Senate debates

Tuesday, 5 December 2006

Environment and Heritage Legislation Amendment Bill (No. 1) 2006

In Committee

9:06 pm

Photo of Ian CampbellIan Campbell (WA, Liberal Party, Minister for the Environment and Heritage) Share this | Hansard source

That is the sort of question that you could speak about for at least an hour. I have been heavied by the opposition saying that by giving answers of three or four minutes I am somehow filibustering this debate, so I will be as succinct as I possibly can. The Stern report says, and I think it is right, that 550 parts per million is getting very risky. I agree with that. I think any national government, whether it be of the UK, which makes up around just over two per cent of global emissions, or of Australia, which makes up just over 1.46 per cent of world emissions, can have a legitimate debate about whether it is 450 parts or 550 parts. It is an important debate.

The reason we have the Intergovernmental Panel on Climate Change is to help resolve those issues. When you have some of the best scientists from around the world, from all the participating members of the UN framework convention—Australia has very high quality representation within that panel—it is an issue best dealt with by that panel.

I am not trying to say that I do not think the Australian government should have a position or a target. I want to engage on this issue in a productive way but every time I speak for longer than a few minutes I get a lecture from the Labor Party saying that somehow I am trying to expand debate. They are a party that has a two-line policy on climate change; we are a government that have written hundreds of pages and spent billions of dollars on climate change, so we take it very seriously.

Let us consider what would happen if I were to say tonight, ‘We think you should see the world’s concentrations limited to 400 parts per million’—or go even lower if you want to be more extreme about it—‘and then adjust domestic greenhouse policy to a global target.’ The reality is that, if you set the target low enough, you could say, ‘To achieve that, Australia would have to make a contribution of, as you have said, an 80 per cent reduction.’ There are figures of between 60 per cent and 80 per cent. If you want to be seriously radical—and obviously this is not the real world—to make the case you could say: ‘Let’s have 100 per cent reduction in Australia. Let’s close down the whole of Australia.’

Quite frankly, when you start talking about 60 per cent or 80 per cent reductions, it is not a huge leap to go to 100 per cent.

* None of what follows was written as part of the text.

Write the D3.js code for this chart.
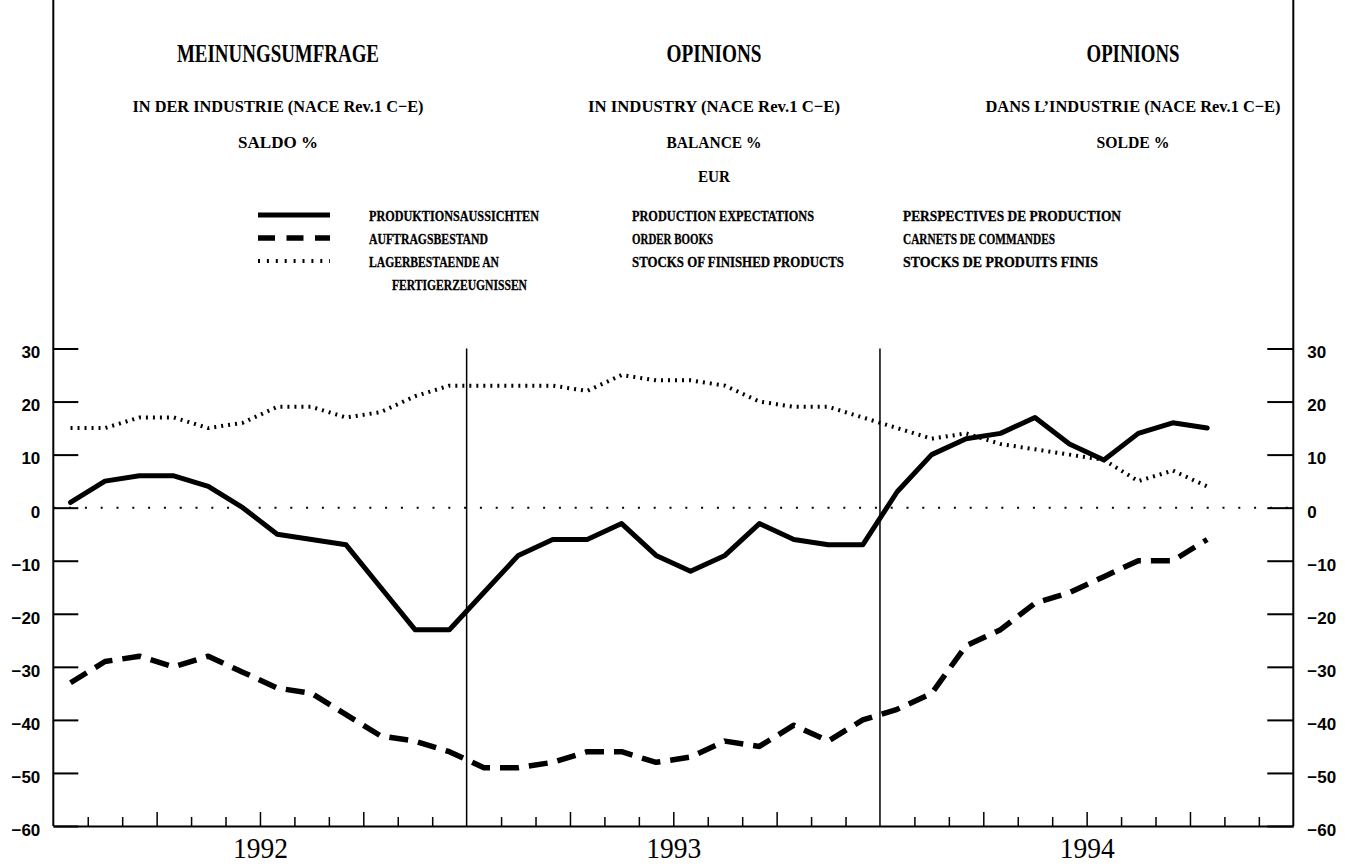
<!DOCTYPE html>
<html><head><meta charset="utf-8">
<script src="https://cdn.jsdelivr.net/npm/d3@7"></script>
<style>html,body{margin:0;padding:0;background:#fff;} svg{display:block;}</style>
</head><body><svg id="c" width="1354" height="866"></svg>
<script>
// ---- data ----
const months = ["1992-01","1992-02","1992-03","1992-04","1992-05","1992-06","1992-07","1992-08","1992-09","1992-10","1992-11","1992-12",
                "1993-01","1993-02","1993-03","1993-04","1993-05","1993-06","1993-07","1993-08","1993-09","1993-10","1993-11","1993-12",
                "1994-01","1994-02","1994-03","1994-04","1994-05","1994-06","1994-07","1994-08","1994-09","1994-10"];
const years = ["1992","1993","1994"];
const production = [1,5,6,6,4,0,-5,-6,-7,-15,-23,-23, -16,-9,-6,-6,-3,-9,-12,-9,-3,-6,-7,-7, 3,10,13,14,17,12,9,14,16,15];
const orders = [-33,-29,-28,-30,-28,-31,-34,-35,-39,-43,-44,-46, -49,-49,-48,-46,-46,-48,-47,-44,-45,-41,-44,-40, -38,-35,-26,-23,-18,-16,-13,-10,-10,-6];
const stocks = [15,15,17,17,15,16,19,19,17,18,21,23, 23,23,23,22,25,24,24,23,20,19,19,17, 15,13,14,12,11,10,9,5,7,4];
const yTicks = [30,20,10,0,-10,-20,-30,-40,-50,-60];
const titleDE = ["MEINUNGSUMFRAGE","IN DER INDUSTRIE (NACE Rev.1 C−E)","SALDO  %"];
const titleEN = ["OPINIONS","IN INDUSTRY (NACE Rev.1 C−E)","BALANCE  %","EUR"];
const titleFR = ["OPINIONS","DANS L’INDUSTRIE (NACE Rev.1 C−E)","SOLDE  %"];
const legendDE = ["PRODUKTIONSAUSSICHTEN","AUFTRAGSBESTAND","LAGERBESTAENDE AN","FERTIGERZEUGNISSEN"];
const legendEN = ["PRODUCTION EXPECTATIONS","ORDER BOOKS","STOCKS OF FINISHED PRODUCTS"];
const legendFR = ["PERSPECTIVES DE PRODUCTION","CARNETS DE COMMANDES","STOCKS DE PRODUITS FINIS"];

// ---- drawing ----
const svg = d3.select("#c");
const nMonths = years.length * 12;
const x = d3.scaleLinear().domain([0, nMonths]).range([53.3, 1293.3]);
const y = d3.scaleLinear().domain([-60, 30]).range([826, 348.5]);
const serif = "'Liberation Serif','DejaVu Serif',serif";
const sans = "'Liberation Sans',Arial,sans-serif";

const styles = {
  prod:   {w:5,   dash:null},
  orders: {w:5.5, dash:"19,10"},
  stocks: {w:4,   dash:"2,5"}
};

// titles
const titleCols = [
  {lines:titleDE, cx:278, widths:[202,291,80]},
  {lines:titleEN, cx:714, widths:[95,252,95,32]},
  {lines:titleFR, cx:1133, widths:[93,295,73]}
];
const titleY = [61.7,111.7,148.3,181.7];
titleCols.forEach(col => {
  col.lines.forEach((t,i) => {
    svg.append("text").attr("x", col.cx).attr("y", titleY[i])
      .attr("text-anchor","middle")
      .attr("font-family", serif)
      .attr("font-size", i===0 ? 25 : 17)
      .attr("font-weight", "bold")
      .attr("textLength", col.widths[i]).attr("lengthAdjust","spacingAndGlyphs")
      .text(t);
  });
});

// legend
const legRowY = [215, 238, 261, 284];
const legKeys = ["prod","orders","stocks"];
legKeys.forEach((k,i) => {
  const s = styles[k];
  const ln = svg.append("line").attr("x1",258).attr("x2",330)
    .attr("y1",legRowY[i]).attr("y2",legRowY[i])
    .attr("stroke","#000").attr("stroke-width", s.w);
  if (k==="orders") ln.attr("stroke-dasharray","17,11.5");
  if (k==="stocks") ln.attr("stroke-dasharray","2,6.9");
});
const legCols = [
  {lines:legendDE, x:[369,369,369,392], widths:[170,119,130,135]},
  {lines:legendEN, x:[632,632,632], widths:[182,81,212]},
  {lines:legendFR, x:[903,903,903], widths:[218,152,195]}
];
legCols.forEach(col => {
  col.lines.forEach((t,i) => {
    svg.append("text").attr("x", col.x[i]).attr("y", legRowY[i] + 5.5)
      .attr("font-family", serif).attr("font-size", 15.5).attr("font-weight","bold")
      .attr("stroke","#000").attr("stroke-width",0.3)
      .attr("textLength", col.widths[i]).attr("lengthAdjust","spacingAndGlyphs")
      .text(t);
  });
});

// frame (left/right verticals to top)
[0, nMonths].forEach(v => {
  svg.append("line").attr("x1",x(v)).attr("x2",x(v)).attr("y1",0).attr("y2",y(-60))
    .attr("stroke","#000").attr("stroke-width",2);
});

// y axes
const fmt = d => d < 0 ? "−" + Math.abs(d) : String(d);
const yl = svg.append("g").attr("transform",`translate(${x(0)},0)`)
  .call(d3.axisLeft(y).tickValues(yTicks).tickSize(-25).tickPadding(13).tickFormat(fmt));
const yr = svg.append("g").attr("transform",`translate(${x(nMonths)},0)`)
  .call(d3.axisRight(y).tickValues(yTicks).tickSize(-26).tickPadding(14).tickFormat(fmt));
[yl, yr].forEach(g => {
  g.select(".domain").remove();
  g.selectAll(".tick line").attr("stroke","#000").attr("stroke-width",2);
  g.selectAll("text").attr("font-family",sans).attr("font-size",17).attr("font-weight","bold")
    .attr("fill","#000").attr("dy","0.55em");
});

// x axis: minor & quarter ticks
const minorTicks = d3.range(1, nMonths).filter(m => m % 3 !== 0);
const quarterTicks = d3.range(1, nMonths).filter(m => m % 3 === 0 && m % 12 !== 0);
const xa = svg.append("g").attr("transform",`translate(0,${y(-60)})`)
  .call(d3.axisBottom(x).tickValues(minorTicks).tickSize(-9).tickSizeOuter(0).tickFormat(""));
xa.select(".domain").attr("stroke-width",2);
xa.selectAll(".tick line").attr("stroke-width",1.5);
const xq = svg.append("g").attr("transform",`translate(0,${y(-60)})`)
  .call(d3.axisBottom(x).tickValues(quarterTicks).tickSize(-14).tickSizeOuter(0).tickFormat(""));
xq.select(".domain").remove();
xq.selectAll(".tick line").attr("stroke-width",1.5);
const xy = svg.append("g").attr("transform",`translate(0,${y(-60)})`)
  .call(d3.axisBottom(x).tickValues(years.map((d,i)=>i*12+6)).tickSize(0).tickFormat((d,i)=>years[i]));
xy.select(".domain").remove();
xy.selectAll("text").attr("y",32).attr("dy",0)
  .attr("font-family",serif).attr("font-size",30).attr("fill","#000")
  .attr("textLength",55).attr("lengthAdjust","spacingAndGlyphs");

// year dividers
[12, 24].forEach(v => {
  svg.append("line").attr("x1",x(v)).attr("x2",x(v)).attr("y1",y(30)).attr("y2",y(-60))
    .attr("stroke","#000").attr("stroke-width",1.5);
});

// zero line
svg.append("line").attr("x1",x(0)).attr("x2",x(nMonths)).attr("y1",y(0)).attr("y2",y(0))
  .attr("stroke","#000").attr("stroke-width",2).attr("stroke-dasharray","2,13.8");

// series
const line = d3.line().x((d,i)=>x(i+0.5)).y(d=>y(d));
const series = [{k:"stocks",v:stocks},{k:"orders",v:orders},{k:"prod",v:production}];
series.forEach(s => {
  const st = styles[s.k];
  const p = svg.append("path").datum(s.v).attr("d", line)
    .attr("fill","none").attr("stroke","#000").attr("stroke-width",st.w)
    .attr("stroke-linejoin","round");
  if (st.dash) p.attr("stroke-dasharray", st.dash);
  else p.attr("stroke-linecap","round");
});
</script></body></html>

It illustrates the point—and it is a point that I made to Mr Blair when he was here in Australia a few months ago—that if you shut down the whole of Australia the expansion in energy production and consumption and greenhouse gas emissions from China alone would entirely wipe out the global greenhouse benefits of closing down the whole of Australia, within 10½ months. That is a scientific fact, because they are a building a new power station every six weeks in China. They are urbanising at the rate of a city the size of Brisbane every month. That is a fact that you have to deal with.

Mr Blair makes the point now in his speeches in Great Britain that, if he closed down the whole of the United Kingdom, the expansion of China’s greenhouse gas emissions would entirely neutralise the benefit of that decision within two years. I think that makes the point that it is incredibly important to have a thorough understanding at the national policy level of the impact of a certain level of carbon concentration in the atmosphere.

The fact is that the level of concentration of carbon dioxide in particular has been incredibly stable for some many thousands of years and it is now at a level that is substantially above that long-term average. My strong belief, and the government’s strong belief, is that the massive increase in the carbon concentrations in the atmosphere is contributing substantially to the warming of the atmosphere, that we must stabilise and then reduce greenhouse concentrations and that we must do that through sound domestic policy and by playing a constructive leadership role within the international community. I accept that 550 parts per million is very risky. Further to that, I look forward to the further advice of the intergovernmental panel, which we will receive very shortly.